Just curious, is there a hidden bias in just having two candidates to select fro...

amoss · 2025-05-20T12:15:53 1747743353

At first glance it looks similar to the Monty Hall problem, but it is actually a different problem.

In the Monty Hall problem there is added information in the second round from the informed choice (removing the empty box).

In this problem we don't have the same two-stage process with new information. If the previous process was fair then we know the remaining candidate was better than the eliminated male (and female) candidates. We also know the remaining female candidate was better than the eliminated male (and female) candidates.

So the size of the initial pools does not tell us anything about the relative result of evaluating these two candidates. Most people would choose the candidate from the smaller pool though, using an analogue of the Gambler's Fallacy.

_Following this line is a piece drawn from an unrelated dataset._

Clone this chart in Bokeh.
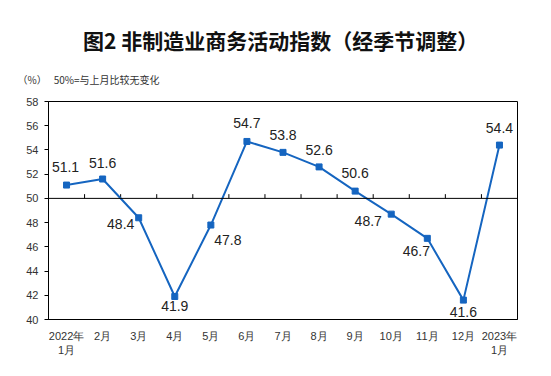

matsemann · 2025-05-20T13:17:23 1747747043

Yeah, good point. I tried to make an experiment: 1 female, 9 males, assign a random number between 1 and 100 to each of them. Then, checking only the cases where the female is in top 2, would we then expect that female to be better than the other male? My head says no, but testing it in code I end up with some bias around 51-52%? And if I make it 1 female and 99 men it's even greater, at ~64 %.

Maybe my code is buggy.

asksomeoneelse · 2025-05-20T15:20:37 1747754437

I suspect you have an issue in the way you select the top 2 when they are several elements with the same value.

I tried an implementation with the values being integers between 1 and 100, and I found stats close enough to yours (~51% for 10 elements, ~64% for 100 elements).

When using floating point or enforcing distinct integer values, I get 50%.

My probs & stats classes are far away, but I guess it makes sense that the more elements you have, the higher the probability of collisions. And then, if you naively just take the first 2 elements and the female candidate is one of those, the higher the probability that it's because her value is the highest and distinct. Is that a sampling bias, or a selection bias ? I don't remember...

matsemann · 2025-05-21T07:21:12 1747812072

You're correct! When using floats (aka having much less chance for collisions than hundred numbers with hundred participants) it's practically unbiased. Thanks for exploring this with me, a fun little exercise.